[START]

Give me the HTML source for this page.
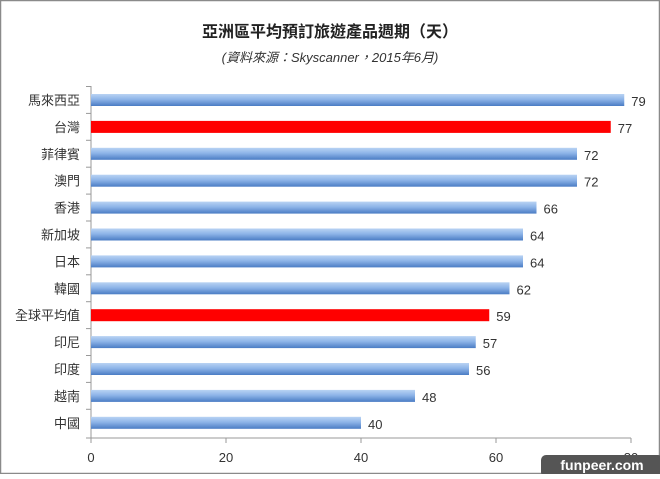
<!DOCTYPE html>
<html><head><meta charset="utf-8"><style>
body{margin:0;width:660px;height:474px;overflow:hidden;background:#fff}
</style></head><body>
<svg width="660" height="474" xmlns="http://www.w3.org/2000/svg" font-family="Liberation Sans, Noto Sans CJK TC, sans-serif">
<defs>
<linearGradient id="b" x1="0" y1="0" x2="0" y2="1"><stop offset="0" stop-color="#b9d3f3"/><stop offset="0.45" stop-color="#8db4e8"/><stop offset="1" stop-color="#4a7cc4"/></linearGradient>
</defs>
<rect x="0.5" y="0.5" width="659" height="473" fill="#fff" stroke="#8a8a8a" stroke-width="1.5"/>
<text x="330" y="37" text-anchor="middle" font-size="16" font-weight="bold" fill="#222">亞洲區平均預訂旅遊產品週期（天）</text>
<text x="330" y="62" text-anchor="middle" font-size="13" font-style="italic" fill="#333">(資料來源：Skyscanner，2015年6月)</text>
<g stroke="#999" stroke-width="1">
<line x1="91" y1="86" x2="91" y2="438"/>
<line x1="91" y1="438" x2="631" y2="438"/>
<line x1="91" y1="438" x2="91" y2="443"/><line x1="226" y1="438" x2="226" y2="443"/><line x1="361" y1="438" x2="361" y2="443"/><line x1="496" y1="438" x2="496" y2="443"/><line x1="631" y1="438" x2="631" y2="443"/>
<line x1="86" y1="86.5" x2="91" y2="86.5"/><line x1="86" y1="113.4" x2="91" y2="113.4"/><line x1="86" y1="140.3" x2="91" y2="140.3"/><line x1="86" y1="167.2" x2="91" y2="167.2"/><line x1="86" y1="194.1" x2="91" y2="194.1"/><line x1="86" y1="221" x2="91" y2="221"/><line x1="86" y1="247.9" x2="91" y2="247.9"/><line x1="86" y1="274.8" x2="91" y2="274.8"/><line x1="86" y1="301.7" x2="91" y2="301.7"/><line x1="86" y1="328.6" x2="91" y2="328.6"/><line x1="86" y1="355.5" x2="91" y2="355.5"/><line x1="86" y1="382.4" x2="91" y2="382.4"/><line x1="86" y1="409.3" x2="91" y2="409.3"/><line x1="86" y1="438" x2="91" y2="438"/>
</g>
<g font-size="13" fill="#333" text-anchor="middle">
<text x="91" y="462">0</text><text x="226" y="462">20</text><text x="361" y="462">40</text><text x="496" y="462">60</text><text x="631" y="462">80</text>
</g>
<g>
<rect x="91" y="94" width="533.25" height="12" fill="url(#b)"/>
<rect x="91" y="120.9" width="519.75" height="12" fill="#ff0000"/>
<rect x="91" y="147.8" width="486" height="12" fill="url(#b)"/>
<rect x="91" y="174.7" width="486" height="12" fill="url(#b)"/>
<rect x="91" y="201.6" width="445.5" height="12" fill="url(#b)"/>
<rect x="91" y="228.5" width="432" height="12" fill="url(#b)"/>
<rect x="91" y="255.4" width="432" height="12" fill="url(#b)"/>
<rect x="91" y="282.3" width="418.5" height="12" fill="url(#b)"/>
<rect x="91" y="309.2" width="398.25" height="12" fill="#ff0000"/>
<rect x="91" y="336.1" width="384.75" height="12" fill="url(#b)"/>
<rect x="91" y="363" width="378" height="12" fill="url(#b)"/>
<rect x="91" y="389.9" width="324" height="12" fill="url(#b)"/>
<rect x="91" y="416.8" width="270" height="12" fill="url(#b)"/>
</g>
<g font-size="13" fill="#333" text-anchor="end">
<text x="80" y="105">馬來西亞</text>
<text x="80" y="131.9">台灣</text>
<text x="80" y="158.8">菲律賓</text>
<text x="80" y="185.7">澳門</text>
<text x="80" y="212.6">香港</text>
<text x="80" y="239.5">新加坡</text>
<text x="80" y="266.4">日本</text>
<text x="80" y="293.3">韓國</text>
<text x="80" y="320.2">全球平均值</text>
<text x="80" y="347.1">印尼</text>
<text x="80" y="374">印度</text>
<text x="80" y="400.9">越南</text>
<text x="80" y="427.8">中國</text>
</g>
<g font-size="13" fill="#333">
<text x="631.25" y="106">79</text>
<text x="617.75" y="132.9">77</text>
<text x="584" y="159.8">72</text>
<text x="584" y="186.7">72</text>
<text x="543.5" y="213.6">66</text>
<text x="530" y="240.5">64</text>
<text x="530" y="267.4">64</text>
<text x="516.5" y="294.3">62</text>
<text x="496.25" y="321.2">59</text>
<text x="482.75" y="348.1">57</text>
<text x="476" y="375">56</text>
<text x="422" y="401.9">48</text>
<text x="368" y="428.8">40</text>
</g>
<rect x="541" y="455" width="122" height="22" rx="5" fill="#555"/>
<text x="602" y="470" text-anchor="middle" font-size="14" font-weight="bold" fill="#fff">funpeer.com</text>
</svg>
</body></html>
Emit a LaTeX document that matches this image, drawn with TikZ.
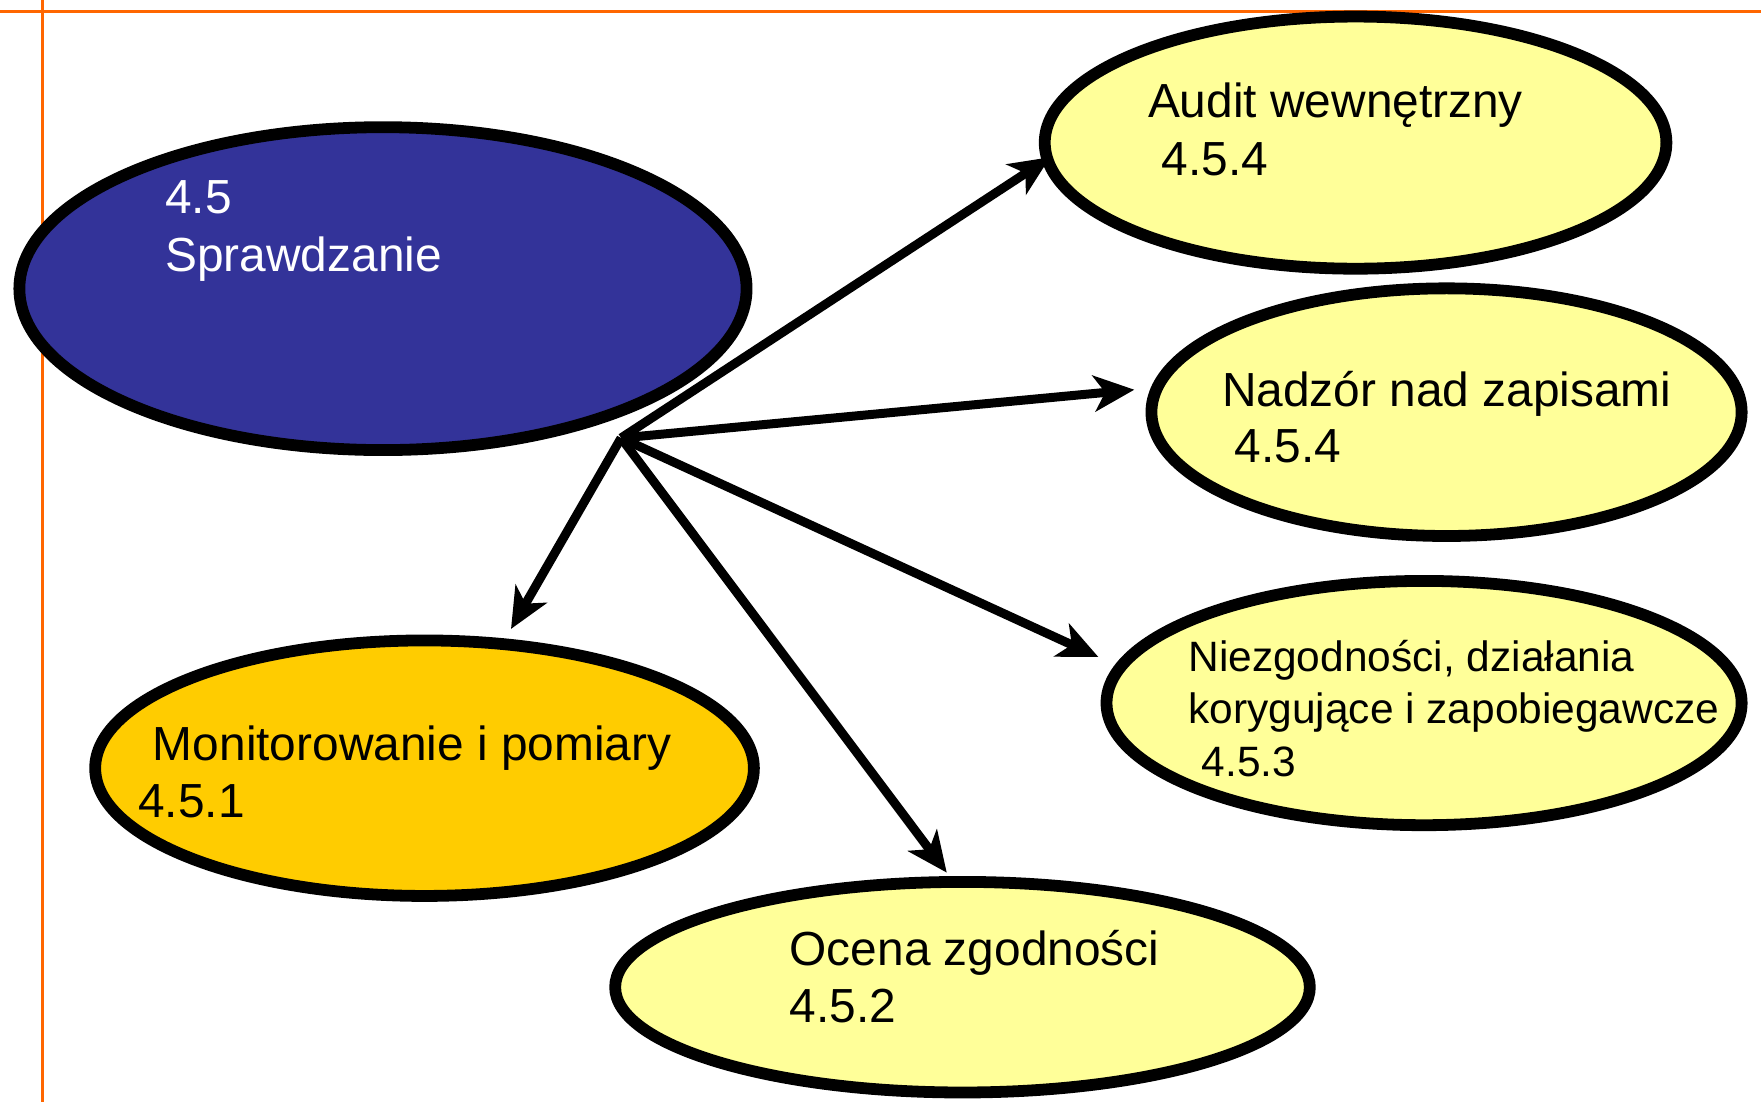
\documentclass[tikz,border=0pt]{standalone}
\usepackage{fontspec}
\setmainfont{Liberation Sans}
\usetikzlibrary{shapes.geometric,arrows.meta}
\definecolor{bluefill}{HTML}{333399}
\definecolor{paleyellow}{HTML}{FFFF99}
\definecolor{gold}{HTML}{FFCC00}
\definecolor{frameorange}{HTML}{FF6600}
\begin{document}
\begin{tikzpicture}[x=1pt,y=-1pt,
  bub/.style={ellipse,draw=black,line width=10.5pt,inner sep=0pt},
  txt/.style={anchor=base west,inner sep=0pt,font=\fontsize{42.6}{50}\selectfont},
  smalltxt/.style={anchor=base west,inner sep=0pt,font=\fontsize{37.8}{46}\selectfont},
  arr/.style={line width=8pt,-{Stealth[length=36pt,width=32pt,inset=10pt]}},
  frame/.style={draw=frameorange,line width=3pt}]
\useasboundingbox (0,0) rectangle (1568,981);
\draw[frame] (0,10) -- (1568,10);
\draw[frame] (38,0) -- (38,981);

\node[bub,fill=bluefill,minimum width=647.5pt,minimum height=287.5pt] (check) at (341,257) {};
\node[bub,fill=paleyellow,minimum width=553.5pt,minimum height=224.5pt] (audit) at (1207,127) {};
\node[bub,fill=paleyellow,minimum width=525.5pt,minimum height=220.5pt] (nadzor) at (1288,367) {};
\node[bub,fill=paleyellow,minimum width=565.5pt,minimum height=217.5pt] (niezg) at (1268,626) {};
\node[bub,fill=gold,minimum width=586.5pt,minimum height=227.5pt] (monit) at (378,684) {};
\node[bub,fill=paleyellow,minimum width=618.5pt,minimum height=187.5pt] (ocena) at (857,879) {};

\node[txt,text=white] (c1) at (147,190) {4.5};
\node[txt,text=white] (c2) at (147,242) {Sprawdzanie};
\node[txt] (a1) at (1022,105) {Audit wewnętrzny};
\node[txt] (a2) at (1034,156) {4.5.4};
\node[txt] (n1) at (1088,362) {Nadzór nad zapisami};
\node[txt] (n2) at (1099,412) {4.5.4};
\node[smalltxt] (z1) at (1058,598) {Niezgodności, działania};
\node[smalltxt] (z2) at (1058,644) {korygujące i zapobiegawcze};
\node[smalltxt] (z3) at (1070,691) {4.5.3};
\node[txt] (m1) at (136,677) {Monitorowanie i pomiary};
\node[txt] (m2) at (123,728) {4.5.1};
\node[txt] (o1) at (703,860) {Ocena zgodności};
\node[txt] (o2) at (703,910) {4.5.2};

\coordinate (hub) at (553,390);
\coordinate (ta) at (935,140);
\coordinate (tn) at (1010,347);
\coordinate (tz) at (978,585);
\coordinate (tm) at (455,560);
\coordinate (to) at (843,777);

\draw[arr] (hub) -- (ta);
\draw[arr] (hub) -- (tn);
\draw[arr] (hub) -- (tz);
\draw[arr] (hub) -- (tm);
\draw[arr] (hub) -- (to);
\end{tikzpicture}
\end{document}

[END]

- Aim of the exercise
Copy exactly the stretch of lines that starts at the line holding "Emit a LaTeX" and ends at the line holding "(38,0) -- (38,981);". Drop the pictures.

- Reply
Emit a LaTeX document that matches this image, drawn with TikZ.
\documentclass[tikz,border=0pt]{standalone}
\usepackage{fontspec}
\setmainfont{Liberation Sans}
\usetikzlibrary{shapes.geometric,arrows.meta}
\definecolor{bluefill}{HTML}{333399}
\definecolor{paleyellow}{HTML}{FFFF99}
\definecolor{gold}{HTML}{FFCC00}
\definecolor{frameorange}{HTML}{FF6600}
\begin{document}
\begin{tikzpicture}[x=1pt,y=-1pt,
  bub/.style={ellipse,draw=black,line width=10.5pt,inner sep=0pt},
  txt/.style={anchor=base west,inner sep=0pt,font=\fontsize{42.6}{50}\selectfont},
  smalltxt/.style={anchor=base west,inner sep=0pt,font=\fontsize{37.8}{46}\selectfont},
  arr/.style={line width=8pt,-{Stealth[length=36pt,width=32pt,inset=10pt]}},
  frame/.style={draw=frameorange,line width=3pt}]
\useasboundingbox (0,0) rectangle (1568,981);
\draw[frame] (0,10) -- (1568,10);
\draw[frame] (38,0) -- (38,981);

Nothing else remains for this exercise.